UPOV promotes uniformity in seeds, and therefore uniformity in food supply. It grants a small group of transnational corporations the means to appropriate and control seeds. UPOV serves the industrial and corporate food system. This is the primary cause of biodiversity destruction in Africa, of mass displacement from territorial lands and of our territorial markets, whilst driving climate collapse, and rising poor health and malnutrition across Africa. For an agroecologically diverse continent like Africa, this uniformity undermines our historical socio-ecological relationships with our land, our food and our cultures.

As AFSA launches The African Food Policy Initiative[1], which is a process endorsed through national dialogues held in 23 countries across the continent, pursuant of a shared vision for a Food Sovereign Africa, we call for an end to UPOV in Africa. The spirit of the Food Policy initiative, in collaboration with the African Union, speaks to the very core of what we want for the development of our agriculture systems and policies – centred on inclusive, participatory and bottom up decision making, that puts African smallholder farmers, consumers, and our diverse agro-ecologies at the very centre of our existence.

The African Food Policy initiative is aimed as an authoritative, Africa-driven rallying point for asserting Africa’s policy directions that safeguard Africa’s food sovereignty and protect the right to food.
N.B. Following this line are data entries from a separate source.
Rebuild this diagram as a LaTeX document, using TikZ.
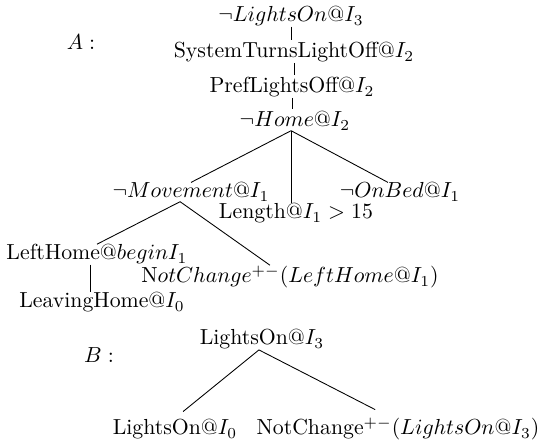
\documentclass[tikz,border=0pt]{standalone}
\usepackage{amsmath,amssymb}
\usepackage{tikz}
\usetikzlibrary{arrows,shapes}
\tikzstyle{term}=[inner sep=0pt,anchor=base]
\tikzstyle{leaf}=[term,inner sep=3.5pt]
\tikzstyle{branch}=[draw,thin]
\tikzstyle{stem}=[branch,shorten >=1pt]

\begin{document}
\begin{tikzpicture}[x=0.459pt,y=-0.459pt]
   \useasboundingbox (0,0) rectangle (539,441);
   % tree labels
   \node[term] (labA) at (81,50) {$A:$};
   \node[term] (labB) at (99,363) {$B:$};
   % tree A
   \foreach \pos/\name/\txt in {{(291,22)/top/{$\neg LightsOn@I_3$}},
        {(294,58)/sys/{SystemTurnsLightOff@$I_2$}}, {(292,93)/pref/{PrefLightsOff@$I_2$}},
        {(295,127)/home/{$\neg Home@I_2$}}, {(191,198)/mov/{$\neg Movement@I_1$}},
        {(400,198)/bed/{$\neg OnBed@I_1$}}, {(296,219)/len/{Length@$I_1 > 15$}},
        {(97,260)/lh/{LeftHome@$beginI_1$}}, {(290,283)/nca/{N$otChange^{+-}(LeftHome@I_1)$}},
        {(102,308)/lv/{LeavingHome@$I_0$}}}
        \node[term] (\name) at \pos {\txt};
   % tree B
   \node[term] (bt) at (262,345) {LightsOn@$I_3$};
   \foreach \pos/\name/\txt in {{(175,435)/lo/{LightsOn@$I_0$}},
        {(398,435)/ncb/{NotChange$^{+-}(LightsOn@I_3)$}}}
        \node[leaf] (\name) at \pos {\txt};
   % edges
   \foreach \source/\dest in {top/sys, sys/pref, pref/home}
        \path[stem] (\source.south) -- (\source.south |- \dest.north);
   \coordinate (hb) at ([xshift=-1.8pt]home.south);
   \path[branch] (hb) -- (mov.north);
   \path[branch] (hb) -- (hb |- len.north);
   \path[branch] (hb) -- ([xshift=-5.5pt]bed.north);
   \coordinate (mb) at ([xshift=-5pt]mov.south);
   \path[branch] (mb) -- (lh.north);
   \path[branch] (mb) -- ([xshift=-9.2pt]nca.north);
   \coordinate (lb) at ([xshift=-3.2pt]lh.south);
   \path[branch] (lb) -- (lb |- lv.north);
   \coordinate (bb) at ([xshift=-1.4pt]bt.south);
   \path[branch] (bb) -- ([xshift=3.7pt]lo.north);
   \path[branch] (bb) -- ([xshift=-10.5pt]ncb.north);
\end{tikzpicture}
\end{document}
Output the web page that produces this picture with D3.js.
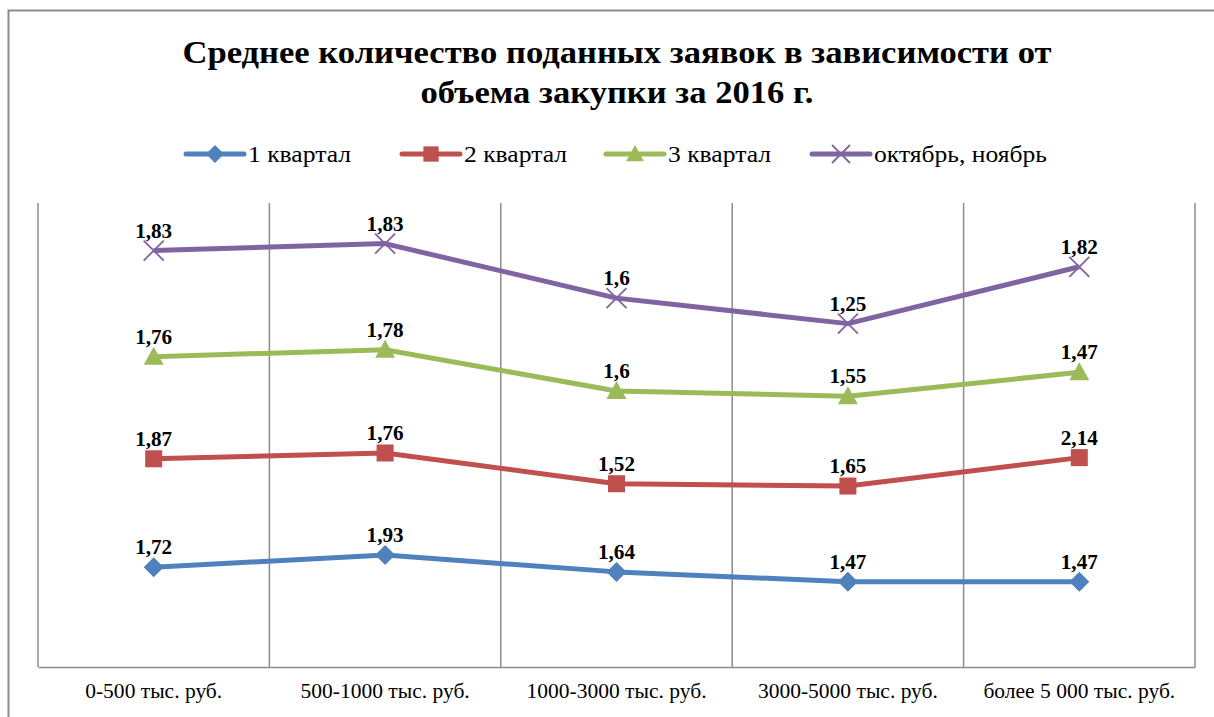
<!DOCTYPE html>
<html><head><meta charset="utf-8">
<script src="https://cdn.jsdelivr.net/npm/d3@7"></script>
<style>body{margin:0;background:#fff}svg{display:block}</style>
</head><body>
<svg id="c" width="1214" height="717"></svg>
<script>
const categories = ["0-500 тыс. руб.", "500-1000 тыс. руб.", "1000-3000 тыс. руб.", "3000-5000 тыс. руб.", "более 5 000 тыс. руб."];
const seriesNames = ["1 квартал", "2 квартал", "3 квартал", "октябрь, ноябрь"];
const q1 = [1.72, 1.93, 1.64, 1.47, 1.47];
const q2 = [1.87, 1.76, 1.52, 1.65, 2.14];
const q3 = [1.76, 1.78, 1.6, 1.55, 1.47];
const octNov = [1.83, 1.83, 1.6, 1.25, 1.82];
const colors = ["#4F81BD", "#C0504D", "#9BBB59", "#8064A2"];
const markers = ["diamond", "square", "triangle", "cross"];
const yDomain = [0, 8];
const title = ["Среднее количество поданных заявок в зависимости от", "объема закупки за 2016 г."];

(function () {
const svg = d3.select("#c");
const FONT = '"Liberation Serif", "Times New Roman", serif';

// stretch a text selection horizontally so that the first node reaches targetWidth
function stretch(sel, targetWidth) {
  const nodes = sel.nodes();
  if (!nodes.length) return;
  const f = targetWidth / nodes[0].getComputedTextLength();
  nodes.forEach(n => {
    const l = n.getComputedTextLength();
    d3.select(n).attr("textLength", l * f).attr("lengthAdjust", "spacingAndGlyphs");
  });
}

// outer frame
svg.append("path").attr("d", "M8.5,800V10.5H1300")
  .attr("fill", "none").attr("stroke", "#8c8c8c").attr("stroke-width", 2);

const pL = 38, pR = 1195, pT = 203, pB = 667;
const x = d3.scaleBand().domain(categories).range([pL, pR]);
const y = d3.scaleLinear().domain(yDomain).range([pB, pT]);

// vertical gridlines at category boundaries
const bounds = categories.map(c => x(c)).concat([pR]);
svg.append("g").selectAll("line").data(bounds).join("line")
  .attr("x1", d => d).attr("x2", d => d).attr("y1", pT).attr("y2", pB)
  .attr("stroke", "#8c8c8c").attr("stroke-width", 1.5);

// x axis
const xAxis = d3.axisBottom(x).tickSize(0).tickPadding(17);
const gx = svg.append("g").attr("transform", `translate(0,${pB})`).call(xAxis);
gx.select(".domain").attr("stroke", "#8c8c8c").attr("stroke-width", 1.5);
const tickTexts = gx.selectAll("text").style("font-family", FONT).style("font-size", "20px").attr("fill", "#000");
stretch(tickTexts, 137);

// stacked
const raw = [q1, q2, q3, octNov];
const cum = [];
raw.forEach((arr, i) => cum.push(arr.map((v, j) => v + (i > 0 ? cum[i - 1][j] : 0))));

const cx = c => x(c) + x.bandwidth() / 2;
const line = d3.line().x((d, j) => cx(categories[j])).y(d => y(d));

function drawMarker(g, type, px, py, color, s) {
  if (type === "diamond") {
    g.append("path").attr("d", `M${px},${py - s}L${px + s},${py}L${px},${py + s}L${px - s},${py}Z`).attr("fill", color);
  } else if (type === "square") {
    g.append("rect").attr("x", px - s * 0.85).attr("y", py - s * 0.85).attr("width", s * 1.7).attr("height", s * 1.7).attr("fill", color);
  } else if (type === "triangle") {
    g.append("path").attr("d", `M${px},${py - s}L${px + s},${py + s * 0.8}L${px - s},${py + s * 0.8}Z`).attr("fill", color);
  } else {
    g.append("path").attr("d", `M${px - s},${py - s}L${px + s},${py + s}M${px - s},${py + s}L${px + s},${py - s}`)
      .attr("stroke", color).attr("stroke-width", 1.8).attr("fill", "none");
  }
}

const labelSel = [];
cum.forEach((arr, i) => {
  const g = svg.append("g");
  g.append("path").datum(arr).attr("d", line).attr("fill", "none")
    .attr("stroke", colors[i]).attr("stroke-width", 5).attr("stroke-linejoin", "round");
  arr.forEach((v, j) => drawMarker(g, markers[i], cx(categories[j]), y(v), colors[i], 10));
  const t = g.selectAll("text").data(arr).join("text")
    .attr("x", (d, j) => cx(categories[j]))
    .attr("y", d => y(d) - 13)
    .attr("text-anchor", "middle")
    .style("font-family", FONT).style("font-weight", "bold").style("font-size", "20px")
    .attr("fill", "#000")
    .text((d, j) => String(raw[i][j]).replace(".", ","));
  labelSel.push(t);
});
// all "d,dd" labels share width target; "1,6" shorter keeps same factor
(function () {
  const ref = labelSel[3].nodes()[0]; // "1,83"
  const f = 37 / ref.getComputedTextLength();
  labelSel.forEach(s => s.each(function () {
    const l = this.getComputedTextLength();
    d3.select(this).attr("textLength", l * f).attr("lengthAdjust", "spacingAndGlyphs");
  }));
})();

// title
const tt = svg.append("g").selectAll("text").data(title).join("text")
  .attr("x", 617).attr("y", (d, i) => 63 + i * 40)
  .attr("text-anchor", "middle")
  .style("font-family", FONT).style("font-weight", "bold").style("font-size", "32px")
  .attr("fill", "#000").text(d => d);
stretch(tt, 869);

// legend
const legX = [186, 402, 606, 812];
const legY = 154;
const legTexts = [];
seriesNames.forEach((n, i) => {
  const g = svg.append("g");
  g.append("line").attr("x1", legX[i]).attr("x2", legX[i] + 58).attr("y1", legY).attr("y2", legY)
    .attr("stroke", colors[i]).attr("stroke-width", 5).attr("stroke-linecap", "round");
  drawMarker(g, markers[i], legX[i] + 29, legY, colors[i], 9);
  legTexts.push(g.append("text").attr("x", legX[i] + 62).attr("y", legY + 8)
    .style("font-family", FONT).style("font-size", "24px").attr("fill", "#000").text(n).node());
});
stretch(d3.selectAll(legTexts), 103);
})();
</script>
</body></html>
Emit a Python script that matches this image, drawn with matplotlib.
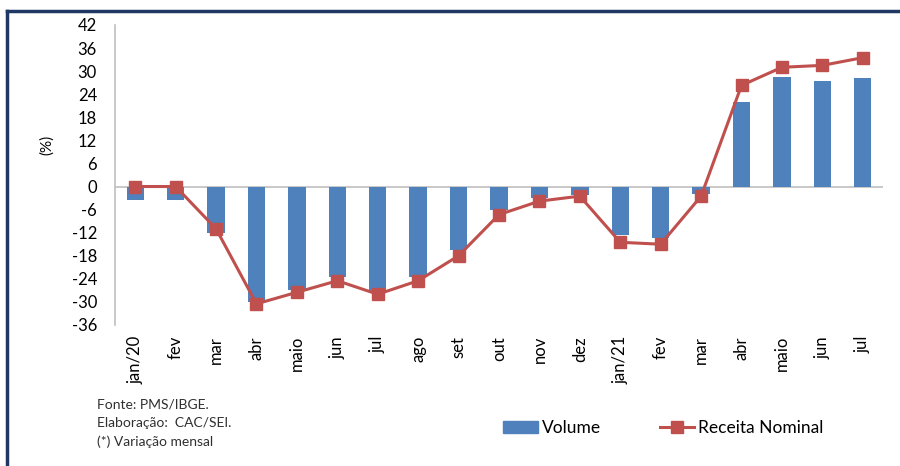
import numpy as np
import matplotlib.pyplot as plt
from matplotlib.lines import Line2D
from matplotlib.patches import Patch

plt.rcParams['font.family'] = ['Lato', 'DejaVu Sans']
plt.rcParams['axes.unicode_minus'] = False

# data
meses = ['jan/20', 'fev', 'mar', 'abr', 'maio', 'jun', 'jul', 'ago', 'set', 'out',
         'nov', 'dez', 'jan/21', 'fev', 'mar', 'abr', 'maio', 'jun', 'jul']
volume = [-3.5, -3.5, -12.0, -30.0, -27.0, -23.5, -27.5, -23.5, -16.5, -6.0,
          -3.0, -2.3, -12.5, -13.5, -2.0, 22.0, 28.5, 27.5, 28.3]
receita = [0.0, 0.0, -11.0, -30.5, -27.5, -24.5, -28.0, -24.5, -18.0, -7.3,
           -3.8, -2.5, -14.5, -15.0, -2.5, 26.3, 31.0, 31.5, 33.5]
yticks = list(range(-36, 43, 6))

azul = '#4F81BD'
vermelho = '#C0504D'

fig = plt.figure(figsize=(9, 4.66), dpi=100)
ax = fig.add_axes([0.1278, 0.3026, 0.8533, 0.6438])

x = np.arange(len(meses))
ax.bar(x, volume, width=0.43, color=azul, zorder=2)
ax.plot(x, receita, color=vermelho, lw=2.2, marker='s', ms=8, zorder=3)
ax.axhline(0, color='#BFBFBF', lw=1.2, zorder=1)

ax.set_xlim(-0.5, len(meses) - 0.5)
ax.set_ylim(-36, 42)
ax.set_yticks(yticks)
ax.set_xticks(x)
ax.set_xticklabels(meses, rotation=90, fontsize=12)
ax.tick_params(axis='y', labelsize=12, length=0, pad=13)
ax.tick_params(axis='x', length=0, pad=8)
for s in ['top', 'right', 'bottom']:
    ax.spines[s].set_visible(False)
ax.spines['left'].set_color('#BFBFBF')
ax.spines['left'].set_linewidth(1.2)
ax.set_ylabel('(%)', fontsize=11)
ax.yaxis.set_label_coords(-0.079, 0.6)

# notas de rodapé
fig.text(0.108, 0.133, 'Fonte: PMS/IBGE.', fontsize=10, color='#303030', va='center')
fig.text(0.108, 0.092, 'Elaboração:  CAC/SEI.', fontsize=10, color='#303030', va='center')
fig.text(0.108, 0.052, '(*) Variação mensal', fontsize=10, color='#303030', va='center')

handles = [Patch(color=azul, label='Volume'),
           Line2D([0], [0], color=vermelho, lw=2.2, marker='s', ms=8, label='Receita Nominal')]
fig.legend(handles=handles, loc='center', bbox_to_anchor=(0.737, 0.082), ncol=2,
           frameon=False, fontsize=12.5, handlelength=2.0, columnspacing=3.4, handletextpad=0.2)

# moldura
fig.add_artist(Line2D([0.008, 1.0], [0.976, 0.976], color='#1F3864', lw=2.5))
fig.add_artist(Line2D([0.008, 0.008], [0.0, 0.976], color='#1F3864', lw=2.5))

fig.savefig('out.png', dpi=100)
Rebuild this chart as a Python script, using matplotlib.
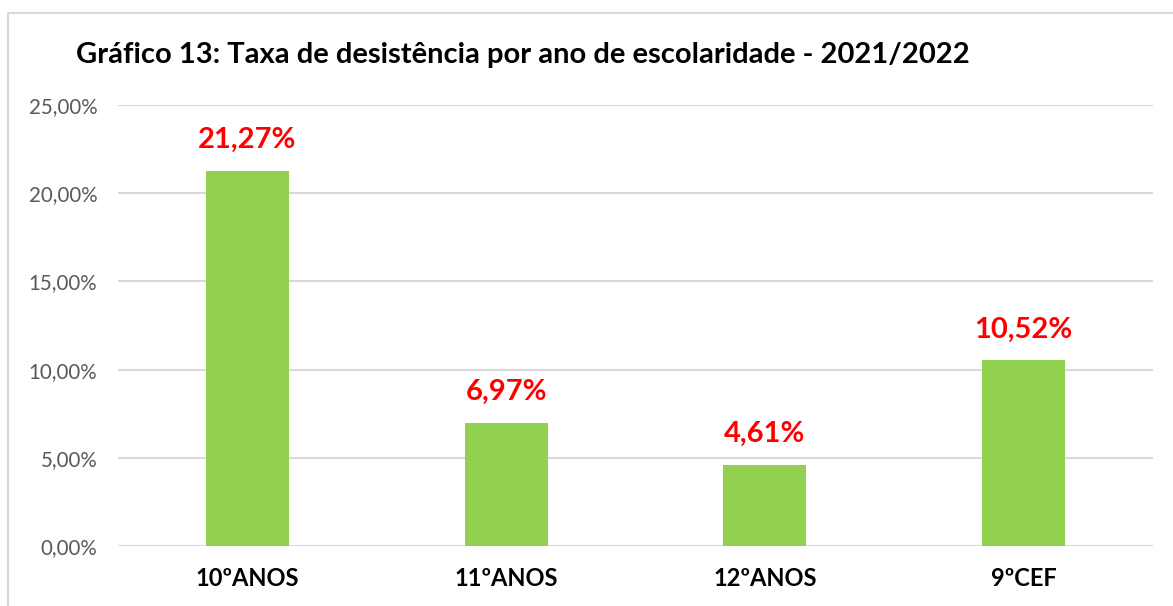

Building on this initiative and upon this basis, it is profoundly clear that UPOV and UPOV imposed seed and PVP regimes, have no place in Africa’s seed system and governance mechanisms.

In the light of this, we say: No to UPOV, no to corporate interference in our food systems, and nothing for us without us!

Download a copy of the statement here 

[1] The African Food Policy initiative was opened through auspicious authority of Dr Simplice Nouala Fonkou, Head, Agriculture and Food Security Division, Department of Agriculture, Rural Development, Blue Economy and Sustainable Environment (DARBE), African Union Commission, in Nairobi, on this day, 8 December 2021.